In a recent analysis by EY-Parthenon, it was revealed that the United States, along with the Eurozone and the UK, would need to invest a staggering $23.6 trillion over the next 25 years to effectively reduce their reliance on China in critical sectors. The U.S. alone is projected to require $13.7 trillion, which encompasses investments in infrastructure, research and development, manufacturing, software, transportation networks, and workforce training. This analysis highlights the significant financial commitment necessary for the U.S. to achieve a more self-sufficient economy.

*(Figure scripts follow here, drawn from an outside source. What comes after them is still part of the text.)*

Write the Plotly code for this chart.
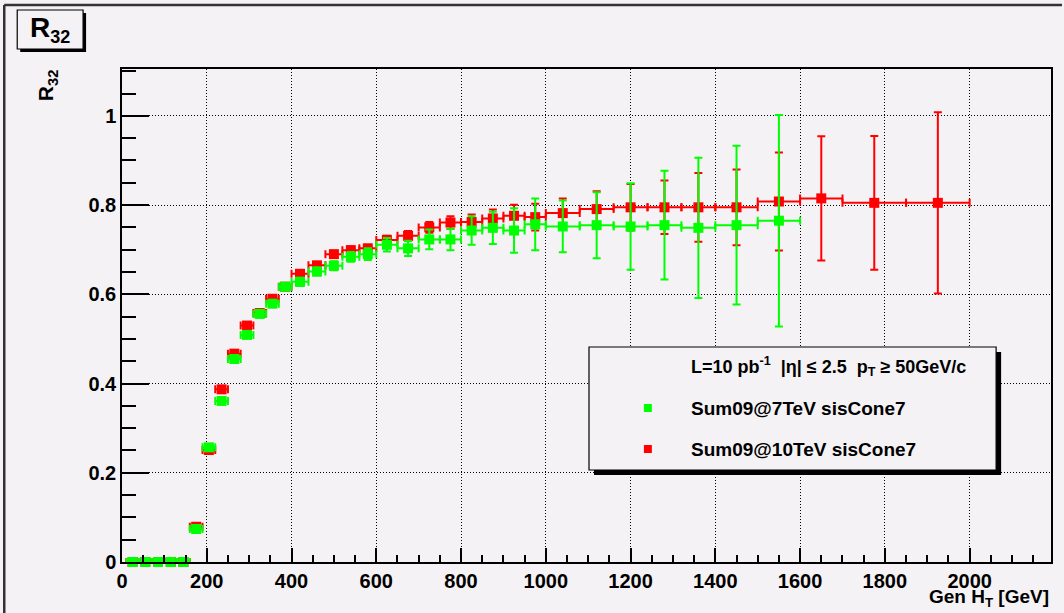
import plotly.graph_objects as go

# ---------------- data ----------------
bin_edges = [10, 40, 70, 100, 130, 160, 190, 220, 250, 280, 310, 340, 370, 400,
             440, 480, 520, 560, 600, 650, 700, 750, 800, 850, 900, 950, 1000,
             1080, 1160, 1240, 1320, 1400, 1500, 1600, 1700, 1850, 2000]

r32_7tev = [0, 0, 0, 0, 0,
            0.074, 0.257, 0.361, 0.455, 0.509, 0.556, 0.579, 0.617, 0.628, 0.651, 0.664, 0.684, 0.690,
            0.711, 0.703, 0.723, 0.723, 0.743, 0.749, 0.743, 0.757,
            0.752, 0.755, 0.752, 0.755, 0.749,
            0.755, 0.765]
err_7tev = [0, 0, 0, 0, 0,
            0.004, 0.005, 0.005, 0.006, 0.006, 0.006, 0.007, 0.008, 0.009, 0.009, 0.010, 0.011, 0.013,
            0.015, 0.017, 0.022, 0.024, 0.032, 0.036, 0.050, 0.058,
            0.058, 0.074, 0.097, 0.122, 0.157,
            0.178, 0.237]

r32_10tev = [0, 0, 0, 0, 0,
             0.079, 0.251, 0.387, 0.467, 0.530, 0.558, 0.590, 0.617, 0.646, 0.665, 0.690, 0.699, 0.703,
             0.722, 0.731, 0.750, 0.761, 0.762, 0.770, 0.776, 0.773,
             0.782, 0.791, 0.795, 0.795, 0.795,
             0.795, 0.808,
             0.815, 0.805, 0.805]
err_10tev = [0, 0, 0, 0, 0,
             0.004, 0.005, 0.005, 0.005, 0.005, 0.006, 0.006, 0.006, 0.007, 0.007, 0.007, 0.008, 0.008,
             0.009, 0.011, 0.012, 0.014, 0.017, 0.020, 0.025, 0.030,
             0.033, 0.040, 0.052, 0.060, 0.077,
             0.085, 0.110,
             0.139, 0.150, 0.203]

x_tick_vals = [0, 200, 400, 600, 800, 1000, 1200, 1400, 1600, 1800, 2000]
y_tick_vals = [0, 0.2, 0.4, 0.6, 0.8, 1.0]

label_7 = "Sum09@7TeV sisCone7"
label_10 = "Sum09@10TeV sisCone7"
header = "L=10 pb<sup>-1</sup>\u00a0 |η| ≤ 2.5\u00a0 p<sub>T</sub> ≥ 50GeV/c"

centers = [(a + b) / 2 for a, b in zip(bin_edges[:-1], bin_edges[1:])]
half_w = [(b - a) / 2 for a, b in zip(bin_edges[:-1], bin_edges[1:])]

# ---------------- layout helpers ----------------
W, H = 1064, 613
ML, MR, MT, MB = 122, 11, 69, 51
PW, PH = W - ML - MR, H - MT - MB


def px(x):
    return (x - ML) / PW


def py(y):
    return 1 - (y - MT) / PH


BG = "#f5f2f5"
GREEN = "#00ff00"
RED = "#ff0000"
FONT = "Liberation Sans, Arial, Helvetica, sans-serif"

fig = go.Figure()

n10 = len(r32_10tev)
fig.add_trace(go.Scatter(
    x=centers[:n10], y=r32_10tev, mode="markers", name=label_10, cliponaxis=False,
    marker=dict(symbol="square", size=10, color=RED),
    error_x=dict(type="data", array=half_w[:n10], color=RED, thickness=2, width=4),
    error_y=dict(type="data", array=err_10tev, color=RED, thickness=2, width=4),
    showlegend=False,
))
n7 = len(r32_7tev)
fig.add_trace(go.Scatter(
    x=centers[:n7], y=r32_7tev, mode="markers", name=label_7, cliponaxis=False,
    marker=dict(symbol="square", size=10, color=GREEN),
    error_x=dict(type="data", array=half_w[:n7], color=GREEN, thickness=2, width=4),
    error_y=dict(type="data", array=err_7tev, color=GREEN, thickness=2, width=4),
    showlegend=False,
))

axis_common = dict(
    showline=True, linecolor="black", linewidth=1.5, mirror=True,
    ticks="inside", tickcolor="black", tickwidth=1.5,
    showgrid=True, gridcolor="black", gridwidth=1, griddash="1px,2px",
    zeroline=False,
    tickfont=dict(family=FONT, size=20, color="black", weight="bold"),
)

fig.update_xaxes(
    range=[0, 2192], tickvals=x_tick_vals, ticklen=14,
    minor=dict(dtick=50, ticklen=7, ticks="inside", tickcolor="black", tickwidth=1.5, showgrid=False),
    **axis_common,
)
fig.update_yaxes(
    range=[0, 1.105], tickvals=y_tick_vals, ticklen=27,
    minor=dict(dtick=0.05, ticklen=14, ticks="inside", tickcolor="black", tickwidth=1.5, showgrid=False),
    **axis_common,
)

shapes = []
annotations = []

# canvas border (top and left)
shapes.append(dict(type="line", xref="paper", yref="paper", x0=px(4), x1=px(1064), y0=py(5), y1=py(5),
                   line=dict(color="#333", width=2.5)))
shapes.append(dict(type="line", xref="paper", yref="paper", x0=px(4), x1=px(4), y0=py(5), y1=py(613),
                   line=dict(color="#333", width=2.5)))

# title box with shadow
shapes.append(dict(type="rect", xref="paper", yref="paper", x0=px(20), x1=px(86), y0=py(52), y1=py(13),
                   fillcolor="black", line=dict(width=0), layer="above"))
shapes.append(dict(type="rect", xref="paper", yref="paper", x0=px(17), x1=px(83), y0=py(49), y1=py(10),
                   fillcolor=BG, line=dict(color="black", width=1.2), layer="above"))
annotations.append(dict(xref="paper", yref="paper", x=px(50), y=py(30), xanchor="center", yanchor="middle",
                        text="R<sub><span style='font-size:18px'>32</span></sub>", showarrow=False,
                        font=dict(family=FONT, size=28, color="black", weight="bold")))

# legend box with shadow
shapes.append(dict(type="rect", xref="paper", yref="paper", x0=px(595), x1=px(1003), y0=py(475), y1=py(352),
                   fillcolor="black", line=dict(width=0), layer="above"))
shapes.append(dict(type="rect", xref="paper", yref="paper", x0=px(590), x1=px(998), y0=py(470), y1=py(347),
                   fillcolor=BG, line=dict(color="black", width=1.2), layer="above"))
# legend glyphs
shapes.append(dict(type="rect", xref="paper", yref="paper", x0=px(645), x1=px(653), y0=py(412), y1=py(404),
                   fillcolor=GREEN, line=dict(width=0), layer="above"))
shapes.append(dict(type="rect", xref="paper", yref="paper", x0=px(645), x1=px(653), y0=py(453), y1=py(445),
                   fillcolor=RED, line=dict(width=0), layer="above"))

header_font = dict(family=FONT, size=18, color="black", weight="bold")
legend_font = dict(family=FONT, size=19, color="black", weight="bold")
annotations.append(dict(xref="paper", yref="paper", x=px(690), y=py(366), xanchor="left", yanchor="middle",
                        text=header, showarrow=False, font=header_font))
annotations.append(dict(xref="paper", yref="paper", x=px(690), y=py(408), xanchor="left", yanchor="middle",
                        text=label_7, showarrow=False, font=legend_font))
annotations.append(dict(xref="paper", yref="paper", x=px(690), y=py(449), xanchor="left", yanchor="middle",
                        text=label_10, showarrow=False, font=legend_font))

# axis titles
annotations.append(dict(xref="paper", yref="paper", x=1.0, y=py(612), xanchor="right", yanchor="bottom",
                        text="Gen H<sub>T</sub> [GeV]", showarrow=False,
                        font=dict(family=FONT, size=19, color="black", weight="bold")))
annotations.append(dict(xref="paper", yref="paper", x=px(47), y=py(85), xanchor="center", yanchor="middle",
                        text="R<sub>32</sub>", textangle=-90, showarrow=False,
                        font=dict(family=FONT, size=21, color="black", weight="bold")))

fig.update_layout(
    width=W, height=H,
    margin=dict(l=ML, r=MR, t=MT, b=MB, pad=0),
    paper_bgcolor=BG, plot_bgcolor=BG,
    shapes=shapes, annotations=annotations,
    showlegend=False,
)

fig.write_html("out.html", config={"displayModeBar": False},
               post_script="document.body.style.margin='0';document.body.style.overflow='hidden';")
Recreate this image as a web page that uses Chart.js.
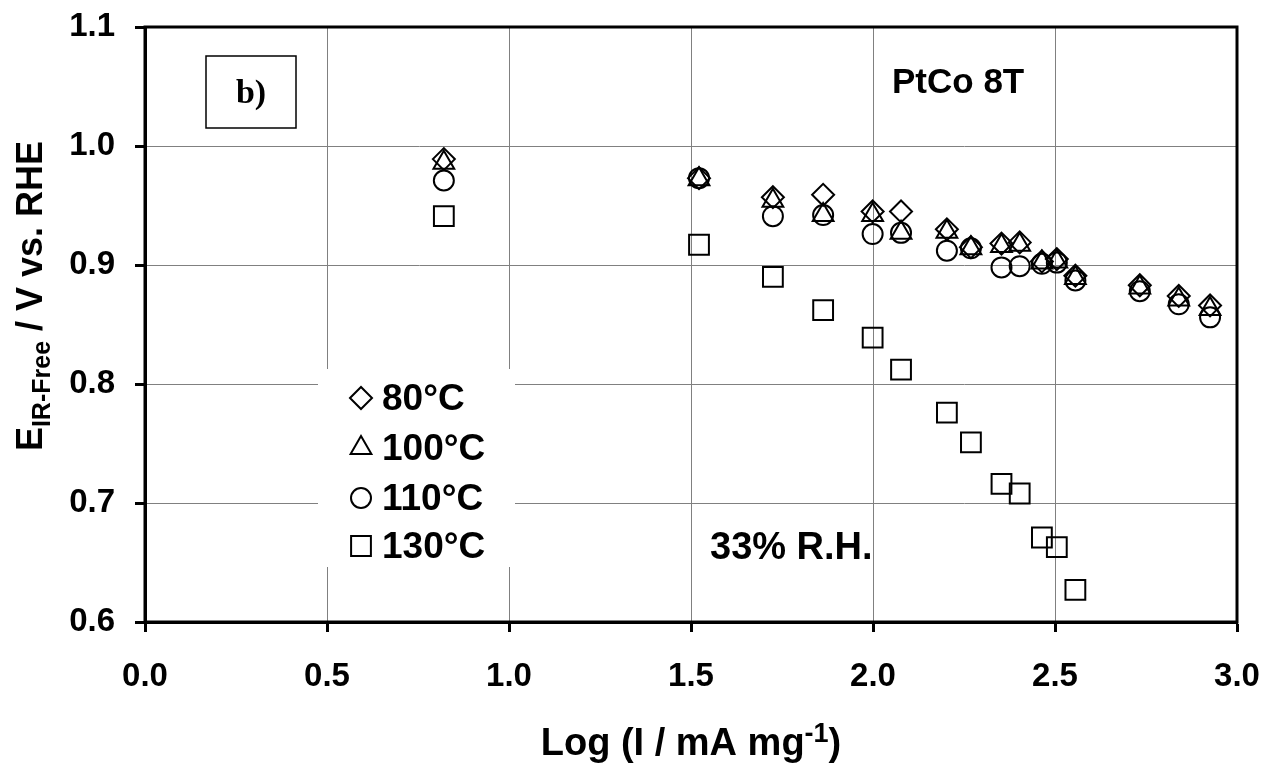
<!DOCTYPE html>
<html>
<head>
<meta charset="utf-8">
<script src="https://cdn.jsdelivr.net/npm/chart.js@4/dist/chart.umd.min.js"></script>
<style>
	html, body { margin: 0; padding: 0; background: #fff; }
	#wrap { width: 1263px; height: 764px; position: relative; }
</style>
</head>
<body>
<div id="wrap"><canvas id="polCurve"></canvas></div>
<script>
// log of mass-specific current, shared by every temperature
const logCurrent = [0.821, 1.522, 1.725, 1.863, 1.999, 2.077, 2.203, 2.269, 2.353, 2.403, 2.464, 2.505, 2.556, 2.733, 2.840, 2.926];

// IR-free potential (V vs. RHE) per cell temperature
const e80 = [0.989, 0.973, 0.957, 0.959, 0.945, 0.945, 0.930, 0.915, 0.918, 0.919, 0.903, 0.905, 0.891, 0.883, 0.874, 0.866];
const e100 = [0.986, 0.972, 0.954, 0.942, 0.942, 0.927, 0.928, 0.914, 0.916, 0.917, 0.902, 0.903, 0.889, 0.881, 0.871, 0.863];
const e110 = [0.971, 0.973, 0.941, 0.942, 0.926, 0.927, 0.912, 0.914, 0.898, 0.899, 0.901, 0.902, 0.887, 0.878, 0.867, 0.856];
const e130 = [0.941, 0.917, 0.890, 0.862, 0.839, 0.812, 0.776, 0.751, 0.716, 0.708, 0.671, 0.663, 0.627];

const seriesLabels = ['80°C', '100°C', '110°C', '130°C'];
const seriesMarkers = ['rectRot', 'triangle', 'circle', 'rect'];
const markerRadius = { rectRot: 11, triangle: 12, circle: 10, rect: 14 };

const xTicks = [0, 0.5, 1.0, 1.5, 2.0, 2.5, 3.0];
const yTicks = [0.6, 0.7, 0.8, 0.9, 1.0, 1.1];

const SANS = '"Liberation Sans", Arial, sans-serif';
const SERIF = '"Liberation Serif", "Times New Roman", serif';

const toPoints = (values) => values.map((y, i) => ({ x: logCurrent[i], y }));

const datasets = [e80, e100, e110, e130].map((values, i) => ({
	label: seriesLabels[i],
	data: toPoints(values),
	pointStyle: seriesMarkers[i],
	pointRadius: markerRadius[seriesMarkers[i]],
	pointHoverRadius: markerRadius[seriesMarkers[i]],
	borderColor: '#000',
	backgroundColor: 'rgba(0,0,0,0)',
	pointBorderWidth: 2,
	showLine: false,
}));

// small marker painter for the in-plot legend
const drawMarker = (ctx, style, x, y) => {
	const r = markerRadius[style];
	ctx.beginPath();
	if (style === 'rectRot') {
		ctx.moveTo(x - r, y); ctx.lineTo(x, y - r); ctx.lineTo(x + r, y); ctx.lineTo(x, y + r);
		ctx.closePath();
	} else if (style === 'triangle') {
		const w = r * Math.sin(Math.PI / 3);
		ctx.moveTo(x, y - r); ctx.lineTo(x + w, y + r / 2); ctx.lineTo(x - w, y + r / 2);
		ctx.closePath();
	} else if (style === 'circle') {
		ctx.arc(x, y, r, 0, Math.PI * 2);
	} else {
		const s = r * Math.SQRT1_2;
		ctx.rect(x - s, y - s, 2 * s, 2 * s);
	}
	ctx.stroke();
};

const decorations = {
	id: 'decorations',
	beforeDatasetsDraw(chart) {
		const { ctx, chartArea: a } = chart;
		// legend panel hides the grid behind it
		ctx.save();
		ctx.fillStyle = '#fff';
		ctx.fillRect(a.left + 173, a.top + 342, 197, 198);
		ctx.restore();
	},
	afterDraw(chart) {
		const { ctx, chartArea: a } = chart;
		ctx.save();

		// plot frame
		ctx.strokeStyle = '#000';
		ctx.lineWidth = 3;
		ctx.strokeRect(a.left, a.top, a.right - a.left, a.bottom - a.top);

		// panel tag
		ctx.lineWidth = 1.5;
		ctx.strokeRect(a.left + 61, a.top + 29, 90, 72);
		ctx.fillStyle = '#000';
		ctx.font = 'bold 34px ' + SERIF;
		ctx.textAlign = 'center';
		ctx.textBaseline = 'alphabetic';
		ctx.fillText('b)', a.left + 106, a.top + 76);

		// annotations
		ctx.textAlign = 'left';
		ctx.font = 'bold 35px ' + SANS;
		ctx.fillText('PtCo 8T', 892, 93);
		ctx.font = 'bold 38px ' + SANS;
		ctx.fillText('33% R.H.', 710, 559);

		// legend
		ctx.lineWidth = 2;
		ctx.font = 'bold 37px ' + SANS;
		const rowY = [398, 448, 498, 546];
		chart.data.datasets.forEach((ds, i) => {
			drawMarker(ctx, ds.pointStyle, a.left + 216, rowY[i]);
			ctx.fillText(ds.label, a.left + 237, rowY[i] + 12);
		});

		// x title with superscript
		const xParts = [['Log (I / mA mg', 38, 0], ['-1', 27, -13], [')', 38, 0]];
		let total = 0;
		xParts.forEach(([t, s]) => { ctx.font = `bold ${s}px ${SANS}`; total += ctx.measureText(t).width; });
		let cx = (a.left + a.right) / 2 - total / 2;
		xParts.forEach(([t, s, dy]) => {
			ctx.font = `bold ${s}px ${SANS}`;
			ctx.fillText(t, cx, 755 + dy);
			cx += ctx.measureText(t).width;
		});

		// y title with subscript, rotated
		const yParts = [['E', 36, 0], ['IR-Free', 25, 8], [' / V vs. RHE', 36, 0]];
		total = 0;
		yParts.forEach(([t, s]) => { ctx.font = `bold ${s}px ${SANS}`; total += ctx.measureText(t).width; });
		ctx.translate(42, 296);
		ctx.rotate(-Math.PI / 2);
		cx = -total / 2;
		yParts.forEach(([t, s, dy]) => {
			ctx.font = `bold ${s}px ${SANS}`;
			ctx.fillText(t, cx, dy);
			cx += ctx.measureText(t).width;
		});
		ctx.restore();
	},
};

new Chart(document.getElementById('polCurve'), {
	type: 'scatter',
	data: { datasets },
	options: {
		responsive: true,
		maintainAspectRatio: false,
		animation: false,
		events: [],
		layout: { padding: { top: 27, right: 26, left: 0, bottom: 0 } },
		plugins: { legend: { display: false }, tooltip: { enabled: false } },
		scales: {
			x: {
				type: 'linear',
				min: xTicks[0],
				max: xTicks[xTicks.length - 1],
				afterBuildTicks: (scale) => { scale.ticks = xTicks.map((value) => ({ value })); },
				afterFit: (scale) => {
					scale.height = 142;
					scale.paddingLeft = 0;
					scale.paddingRight = 0;
				},
				ticks: {
					color: '#000',
					font: { family: SANS, size: 33, weight: 'bold' },
					padding: 25,
					maxRotation: 0,
					callback: (v) => Number(v).toFixed(1),
				},
				grid: { color: '#808080', lineWidth: 1, tickColor: '#000', tickLength: 10, tickWidth: 3 },
				border: { color: '#000', width: 3 },
			},
			y: {
				type: 'linear',
				min: yTicks[0],
				max: yTicks[yTicks.length - 1],
				afterBuildTicks: (scale) => { scale.ticks = yTicks.map((value) => ({ value })); },
				afterFit: (scale) => {
					scale.width = 145;
					scale.paddingTop = 0;
					scale.paddingBottom = 0;
				},
				ticks: {
					color: '#000',
					font: { family: SANS, size: 33, weight: 'bold' },
					padding: 20,
					callback: (v) => Number(v).toFixed(1),
				},
				grid: { color: '#808080', lineWidth: 1, tickColor: '#000', tickLength: 10, tickWidth: 3 },
				border: { color: '#000', width: 3 },
			},
		},
	},
	plugins: [decorations],
});
</script>
</body>
</html>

The report also underscores the ongoing efforts by U.S. administrations to limit dependence on China. Under President Donald Trump, measures such as a 10% import tax and additional tariffs were implemented to curb imports from China. These tariffs were aimed at addressing unfair trade practices, including forced labor. Furthermore, former President Joe Biden's CHIPS Act was introduced to bolster the domestic semiconductor industry, reflecting a broader strategy to enhance U.S. manufacturing capabilities.
Despite these efforts, the U.S. continues to rely heavily on Chinese imports, receiving 14% of all Chinese exports. This reliance has decreased from 20% in 2017, but the U.S. still imports a significant portion of its smartphone and telephone equipment (45%) and toys (76%) from China. The recent acceleration of China's export growth, which increased by 27% year-over-year, further complicates the U.S. efforts to decouple from the Chinese economy.
Mats Persson, an EY-Parthenon partner, emphasized the challenges of adopting a protectionist stance in a globalized economy. He noted that the cost of manufacturing in China is significantly lower, with certain components being 20% to 100% cheaper than in the West. This price disparity means that establishing independent supply chains could lead to higher inflation rates in the U.S. and Europe. Persson concluded that achieving the necessary investment levels to reduce reliance on China is unlikely, given the complexities of global trade dynamics and the historical balance between localization and globalization.